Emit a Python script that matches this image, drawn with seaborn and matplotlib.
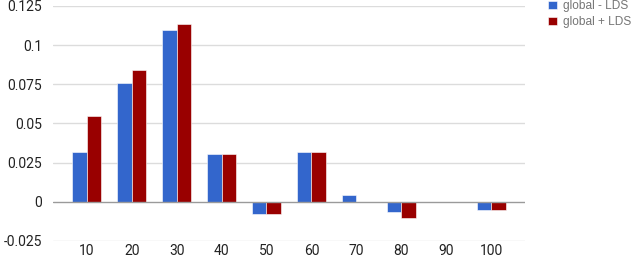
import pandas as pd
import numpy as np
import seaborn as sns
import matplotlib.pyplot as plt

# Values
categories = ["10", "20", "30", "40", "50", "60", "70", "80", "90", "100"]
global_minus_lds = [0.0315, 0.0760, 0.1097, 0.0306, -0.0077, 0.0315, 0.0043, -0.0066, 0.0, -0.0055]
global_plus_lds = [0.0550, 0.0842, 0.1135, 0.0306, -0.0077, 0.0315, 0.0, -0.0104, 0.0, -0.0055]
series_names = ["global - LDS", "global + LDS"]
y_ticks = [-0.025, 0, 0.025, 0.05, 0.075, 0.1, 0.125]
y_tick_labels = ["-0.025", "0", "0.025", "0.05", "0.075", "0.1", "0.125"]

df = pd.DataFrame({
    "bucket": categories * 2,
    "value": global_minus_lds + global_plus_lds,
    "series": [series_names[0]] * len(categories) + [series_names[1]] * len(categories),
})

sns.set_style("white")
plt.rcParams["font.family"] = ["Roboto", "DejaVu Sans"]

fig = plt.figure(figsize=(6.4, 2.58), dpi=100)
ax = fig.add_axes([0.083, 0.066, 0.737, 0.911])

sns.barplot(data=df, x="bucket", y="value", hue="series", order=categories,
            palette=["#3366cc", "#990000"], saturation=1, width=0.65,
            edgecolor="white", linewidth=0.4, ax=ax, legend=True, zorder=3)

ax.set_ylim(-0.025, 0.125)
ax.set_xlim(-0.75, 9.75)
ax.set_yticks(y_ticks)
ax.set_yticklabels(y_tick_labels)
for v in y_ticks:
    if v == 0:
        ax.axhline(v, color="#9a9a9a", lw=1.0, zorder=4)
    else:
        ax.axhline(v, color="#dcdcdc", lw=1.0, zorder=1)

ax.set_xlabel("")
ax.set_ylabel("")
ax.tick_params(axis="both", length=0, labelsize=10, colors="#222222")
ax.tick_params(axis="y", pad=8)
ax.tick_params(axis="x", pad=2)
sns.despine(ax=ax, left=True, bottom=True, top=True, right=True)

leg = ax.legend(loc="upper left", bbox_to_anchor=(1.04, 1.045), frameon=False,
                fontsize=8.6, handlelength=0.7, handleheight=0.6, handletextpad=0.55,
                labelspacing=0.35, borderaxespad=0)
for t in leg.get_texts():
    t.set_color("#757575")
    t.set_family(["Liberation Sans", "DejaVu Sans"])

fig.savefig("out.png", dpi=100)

### Goal of the exercise
Go through the material above and print all of it exactly, except the pictures.

### Result for this exercise
Emit a Python script that matches this image, drawn with seaborn and matplotlib.
import pandas as pd
import numpy as np
import seaborn as sns
import matplotlib.pyplot as plt

# Values
categories = ["10", "20", "30", "40", "50", "60", "70", "80", "90", "100"]
global_minus_lds = [0.0315, 0.0760, 0.1097, 0.0306, -0.0077, 0.0315, 0.0043, -0.0066, 0.0, -0.0055]
global_plus_lds = [0.0550, 0.0842, 0.1135, 0.0306, -0.0077, 0.0315, 0.0, -0.0104, 0.0, -0.0055]
series_names = ["global - LDS", "global + LDS"]
y_ticks = [-0.025, 0, 0.025, 0.05, 0.075, 0.1, 0.125]
y_tick_labels = ["-0.025", "0", "0.025", "0.05", "0.075", "0.1", "0.125"]

df = pd.DataFrame({
    "bucket": categories * 2,
    "value": global_minus_lds + global_plus_lds,
    "series": [series_names[0]] * len(categories) + [series_names[1]] * len(categories),
})

sns.set_style("white")
plt.rcParams["font.family"] = ["Roboto", "DejaVu Sans"]

fig = plt.figure(figsize=(6.4, 2.58), dpi=100)
ax = fig.add_axes([0.083, 0.066, 0.737, 0.911])

sns.barplot(data=df, x="bucket", y="value", hue="series", order=categories,
            palette=["#3366cc", "#990000"], saturation=1, width=0.65,
            edgecolor="white", linewidth=0.4, ax=ax, legend=True, zorder=3)

ax.set_ylim(-0.025, 0.125)
ax.set_xlim(-0.75, 9.75)
ax.set_yticks(y_ticks)
ax.set_yticklabels(y_tick_labels)
for v in y_ticks:
    if v == 0:
        ax.axhline(v, color="#9a9a9a", lw=1.0, zorder=4)
    else:
        ax.axhline(v, color="#dcdcdc", lw=1.0, zorder=1)

ax.set_xlabel("")
ax.set_ylabel("")
ax.tick_params(axis="both", length=0, labelsize=10, colors="#222222")
ax.tick_params(axis="y", pad=8)
ax.tick_params(axis="x", pad=2)
sns.despine(ax=ax, left=True, bottom=True, top=True, right=True)

leg = ax.legend(loc="upper left", bbox_to_anchor=(1.04, 1.045), frameon=False,
                fontsize=8.6, handlelength=0.7, handleheight=0.6, handletextpad=0.55,
                labelspacing=0.35, borderaxespad=0)
for t in leg.get_texts():
    t.set_color("#757575")
    t.set_family(["Liberation Sans", "DejaVu Sans"])

fig.savefig("out.png", dpi=100)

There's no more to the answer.